Stage 3 – targeted questioning
It’s standard practice to ask questions of a text after it’s been read but a great deal of care needs to be taken in choosing or discarding already written questions, or in writing them ourselves. Questions need to be text dependent, otherwise what we’re really doing is getting children to activate general knowledge. An example of this, from Understanding and teaching reading comprehension by Oakhill, Cain and Elbro, is:
Where does Linda’s pet hamster live?
- In a bed
- In a cage
- In a bag
- In a hat
The possibility of guessing the right answer here would tell the teacher very little of the child’s ability to comprehend text and so asking questions where understanding is dependent on what’s written or what must be inferred from the text is a must.

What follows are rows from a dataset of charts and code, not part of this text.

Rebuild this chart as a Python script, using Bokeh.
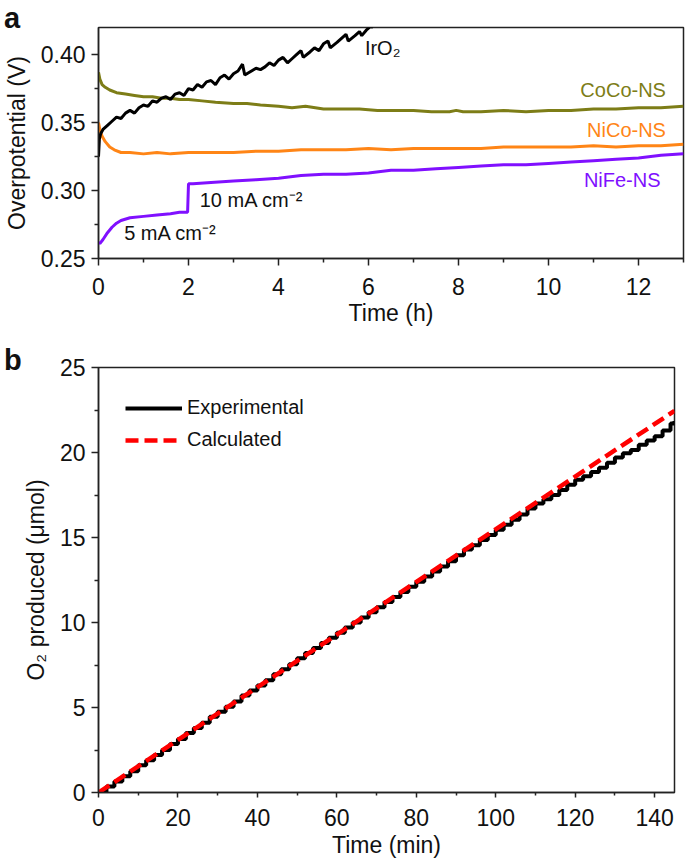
from bokeh.plotting import figure
from bokeh.models import Range1d, FixedTicker, PrintfTickFormatter, Label, Legend, LegendItem, Div
from bokeh.layouts import column
from bokeh.embed import file_html
from bokeh.resources import INLINE

FONT = "Liberation Sans"

# ---------------- Panel a data ----------------
iro2_t = [0.00, 0.02, 0.05, 0.10, 0.20, 0.30, 0.40, 0.50, 0.60, 0.70, 0.80, 0.90, 1.00, 1.10, 1.20,
          1.30, 1.40, 1.50, 1.60, 1.70, 1.80, 1.90, 2.00, 2.10, 2.20, 2.30, 2.40, 2.50, 2.60, 2.70,
          2.80, 2.90, 3.00, 3.10, 3.20, 3.25, 3.40, 3.50, 3.60, 3.70, 3.80, 3.90, 4.00, 4.10, 4.20,
          4.30, 4.40, 4.50, 4.55, 4.70, 4.80, 4.90, 5.00, 5.10, 5.15, 5.30, 5.40, 5.50, 5.55, 5.70,
          5.80, 5.85, 5.95, 6.05, 6.10]
iro2_v = [0.325, 0.338, 0.342, 0.345, 0.348, 0.351, 0.354, 0.353, 0.357, 0.359, 0.357, 0.361, 0.363, 0.362, 0.366,
          0.365, 0.368, 0.369, 0.367, 0.371, 0.372, 0.370, 0.375, 0.374, 0.378, 0.376, 0.380, 0.381, 0.378, 0.383,
          0.385, 0.382, 0.386, 0.388, 0.393, 0.385, 0.388, 0.390, 0.389, 0.391, 0.394, 0.392, 0.396, 0.398, 0.394,
          0.397, 0.400, 0.403, 0.398, 0.402, 0.405, 0.403, 0.408, 0.410, 0.405, 0.409, 0.412, 0.415, 0.410, 0.414,
          0.417, 0.414, 0.418, 0.421, 0.420]

coco_t = [0.00, 0.03, 0.08, 0.15, 0.25, 0.40, 0.60, 0.80, 1.00, 1.20, 1.40, 1.60, 1.80, 2.00, 2.30,
          2.60, 3.00, 3.30, 3.60, 4.00, 4.30, 4.60, 5.00, 5.40, 5.80, 6.20, 6.60, 7.00, 7.40, 7.80,
          7.95, 8.10, 8.50, 9.00, 9.50, 10.00, 10.50, 11.00, 11.50, 12.00, 12.50, 13.00]
coco_v = [0.387, 0.382, 0.378, 0.376, 0.374, 0.372, 0.371, 0.370, 0.369, 0.369, 0.368, 0.368, 0.367, 0.367, 0.366,
          0.365, 0.364, 0.364, 0.363, 0.362, 0.361, 0.362, 0.360, 0.360, 0.360, 0.359, 0.359, 0.359, 0.358, 0.358,
          0.359, 0.358, 0.358, 0.359, 0.358, 0.359, 0.359, 0.360, 0.360, 0.361, 0.361, 0.362]

nico_t = [0.00, 0.03, 0.08, 0.15, 0.25, 0.35, 0.50, 0.70, 1.00, 1.30, 1.60, 2.00, 2.50, 3.00, 3.50,
          4.00, 4.50, 5.00, 5.50, 6.00, 6.50, 7.00, 7.50, 8.00, 8.50, 9.00, 9.50, 10.00, 10.50, 11.00,
          11.50, 12.00, 12.50, 13.00]
nico_v = [0.350, 0.345, 0.340, 0.336, 0.332, 0.330, 0.328, 0.328, 0.327, 0.328, 0.327, 0.328, 0.328, 0.328, 0.329,
          0.329, 0.330, 0.330, 0.330, 0.331, 0.330, 0.331, 0.331, 0.331, 0.331, 0.332, 0.332, 0.332, 0.332, 0.333,
          0.332, 0.333, 0.333, 0.334]

nife_t = [0.00, 0.03, 0.10, 0.20, 0.30, 0.40, 0.50, 0.70, 1.00, 1.30, 1.60, 1.80, 1.98, 2.00, 2.10,
          2.50, 3.00, 3.50, 4.00, 4.50, 5.00, 5.50, 6.00, 6.50, 7.00, 7.50, 8.00, 8.50, 9.00, 9.50,
          10.00, 10.50, 11.00, 11.50, 12.00, 12.50, 13.00]
nife_v = [0.262, 0.261, 0.264, 0.269, 0.273, 0.276, 0.278, 0.280, 0.281, 0.282, 0.283, 0.284, 0.284, 0.305, 0.305,
          0.306, 0.307, 0.308, 0.309, 0.311, 0.312, 0.312, 0.313, 0.315, 0.315, 0.316, 0.317, 0.318, 0.319, 0.319,
          0.320, 0.321, 0.322, 0.323, 0.324, 0.326, 0.327]

a_xticks = [0, 2, 4, 6, 8, 10, 12]
a_xminor = [1, 3, 5, 7, 9, 11, 13]
a_yticks = [0.25, 0.30, 0.35, 0.40]
a_yminor = [0.275, 0.325, 0.375]

# ---------------- Panel b data ----------------
exp_t = [0, 2, 4, 6, 8, 10, 12, 14, 16, 18, 20, 22, 24, 26, 28, 30, 32, 34, 36, 38, 40, 42, 44, 46, 48,
         50, 52, 54, 56, 58, 60, 62, 64, 66, 68, 70, 72, 74, 76, 78, 80, 82, 84, 86, 88, 90, 92, 94, 96, 98,
         100, 102, 104, 106, 108, 110, 112, 114, 116, 118, 120, 122, 124, 126, 128, 130, 132, 134, 136, 138,
         140, 142, 144, 145]
exp_o2 = [0.0, 0.35, 0.65, 0.95, 1.25, 1.6, 1.9, 2.2, 2.5, 2.85, 3.15, 3.5, 3.8, 4.1, 4.45, 4.75, 5.05, 5.35,
          5.7, 6.0, 6.3, 6.6, 6.95, 7.25, 7.55, 7.9, 8.2, 8.5, 8.8, 9.1, 9.4, 9.7, 10.0, 10.3, 10.6, 10.9, 11.2,
          11.5, 11.8, 12.1, 12.4, 12.7, 13.0, 13.3, 13.6, 13.95, 14.3, 14.55, 14.85, 15.15, 15.45, 15.75, 16.05,
          16.35, 16.7, 17.0, 17.25, 17.5, 17.8, 18.1, 18.4, 18.6, 18.85, 19.1, 19.4, 19.7, 19.95, 20.15, 20.45,
          20.7, 20.95, 21.3, 21.7, 21.85]
calc_t = [0, 145]
calc_o2 = [0.0, 22.45]

b_xticks = [0, 20, 40, 60, 80, 100, 120, 140]
b_xminor = [10, 30, 50, 70, 90, 110, 130]
b_yticks = [0, 5, 10, 15, 20, 25]
b_yminor = [2.5, 7.5, 12.5, 17.5, 22.5]

OLIVE = "#7d7d17"
ORANGE = "#ff8516"
PURPLE = "#8010ff"
INK = "#111111"


def style(p, xticks, xminor, yticks, yminor, yfmt=None):
    p.outline_line_color = "#222222"
    p.outline_line_width = 1.5
    p.border_fill_alpha = 0
    p.xgrid.grid_line_color = None
    p.ygrid.grid_line_color = None
    p.xaxis.ticker = FixedTicker(ticks=xticks, minor_ticks=xminor)
    p.yaxis.ticker = FixedTicker(ticks=yticks, minor_ticks=yminor)
    if yfmt:
        p.yaxis.formatter = PrintfTickFormatter(format=yfmt)
    for ax in (p.xaxis[0], p.yaxis[0]):
        ax.axis_line_color = "#222222"
        ax.axis_line_width = 1.5
        ax.major_tick_line_color = "#222222"
        ax.minor_tick_line_color = "#222222"
        ax.major_tick_line_width = 1.5
        ax.minor_tick_line_width = 1.5
        ax.major_tick_out = 7
        ax.major_tick_in = 0
        ax.minor_tick_out = 4
        ax.minor_tick_in = 0
        ax.major_label_text_font = FONT
        ax.major_label_text_font_size = "23px"
        ax.major_label_text_color = INK
        ax.axis_label_text_font = FONT
        ax.axis_label_text_font_size = "23px"
        ax.axis_label_text_font_style = "normal"
        ax.axis_label_text_color = INK
        ax.major_label_standoff = 6
    p.yaxis.axis_label_standoff = 8


def lab(p, x, y, text, color=INK, align="left"):
    p.add_layout(Label(x=x, y=y, text=text, text_color=color, text_align=align, text_baseline="middle",
                       text_font=FONT, text_font_size="20px"))


def panel_letter(letter, height, line_height):
    return Div(text=letter, width=40, height=height,
               styles={"font-family": FONT, "font-size": "29px", "font-weight": "bold",
                       "line-height": line_height, "padding-left": "4px", "overflow": "visible",
                       "color": INK, "margin": "0"})


# ---------------- Panel a ----------------
div_a = panel_letter("a", 20, "36px")
pa = figure(width=685, height=310, title=None, x_range=Range1d(0, 13), y_range=Range1d(0.25, 0.42),
            output_backend="svg", toolbar_location=None,
            min_border_left=96, min_border_right=2, min_border_top=7, min_border_bottom=72)
style(pa, a_xticks, a_xminor, a_yticks, a_yminor, "%.2f")
pa.xaxis.major_label_standoff = 12
pa.xaxis.axis_label_standoff = 2
pa.xaxis.axis_label = "Time (h)"
pa.yaxis.axis_label = "Overpotential (V)"

pa.line(nife_t, nife_v, line_color=PURPLE, line_width=3)
pa.line(nico_t, nico_v, line_color=ORANGE, line_width=3)
pa.line(coco_t, coco_v, line_color=OLIVE, line_width=3)
pa.line(iro2_t, iro2_v, line_color="black", line_width=3)

lab(pa, 5.92, 0.405, "IrO₂")
lab(pa, 12.61, 0.3742, "CoCo-NS", OLIVE, "right")
lab(pa, 12.61, 0.3447, "NiCo-NS", ORANGE, "right")
lab(pa, 12.49, 0.3080, "NiFe-NS", PURPLE, "right")
lab(pa, 2.25, 0.2930, "10 mA cm⁻²")
lab(pa, 0.57, 0.2685, "5 mA cm⁻²")

# ---------------- Panel b ----------------
div_b = panel_letter("b", 23, "60px")
pb = figure(width=676, height=507, title=None, x_range=Range1d(0, 145), y_range=Range1d(0, 25),
            output_backend="svg", toolbar_location=None,
            min_border_left=96, min_border_right=2, min_border_top=14, min_border_bottom=67)
style(pb, b_xticks, b_xminor, b_yticks, b_yminor)
pb.xaxis.major_tick_out = 5
pb.xaxis.minor_tick_out = 3
pb.xaxis.major_label_standoff = 11
pb.xaxis.axis_label_standoff = 3
pb.xaxis.axis_label = "Time (min)"
pb.yaxis.axis_label = "O₂ produced (μmol)"

r_exp = pb.step(exp_t, exp_o2, mode="after", line_color="black", line_width=4)
r_calc = pb.line(calc_t, calc_o2, line_color="#ff0000", line_width=4.5, line_dash="13 6")

leg = Legend(items=[LegendItem(label="Experimental", renderers=[r_exp]),
                    LegendItem(label="Calculated", renderers=[r_calc])],
             location=(27, 341), glyph_width=57, glyph_height=20, label_standoff=5, spacing=9,
             padding=0, margin=0, border_line_alpha=0, background_fill_alpha=0,
             label_text_font=FONT, label_text_font_size="20px", label_text_color=INK)
pb.add_layout(leg)

layout = column(div_a, pa, div_b, pb, spacing=0)
open("out.html", "w").write(file_html(layout, INLINE))
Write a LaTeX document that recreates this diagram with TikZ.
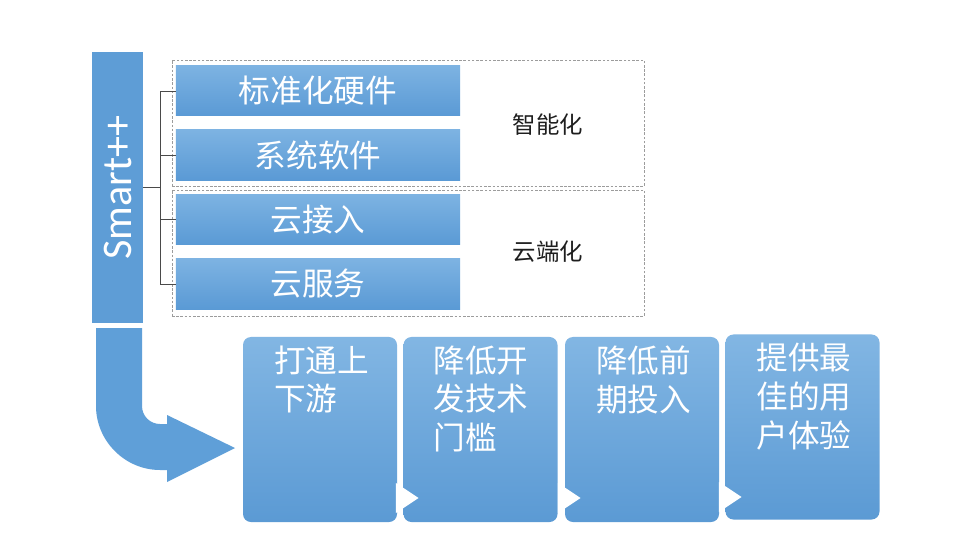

Doug Lemov espouses the importance of text-dependent questions in Reading Reconsidered.
When designing questions, teachers must also use knowledge of the characteristics of poor comprehenders in order to model corrective thought processes and to ensure children think in a way that helps them to comprehend more reliably. For example, we should give them plenty of practice in working out to what or whom pronouns refer.
The education system we work within requires examinations to be passed which then provides opportunities. Preparing children for success is morally imperative. Write questions in the style of SATs questions about the text, model the thinking process behind successful responses and give children practice doing just that.
Stage 4 – fluency and prosody
Don’t misunderstand – children should be supported continually to read fluently with appropriate intonation and expression. It’s just that to do that well, a reader needs to understand the text. At this stage, that should be the case. Reading for fluency and intonation using a text that children know very well should yield great results and not only that, it provides another opportunity to glean previously missed understanding.
So there it is. A model for teaching a text that moves from oral to printed comprehension; general to specific questioning; and oral to written responses, all the while practising fluency and developing language.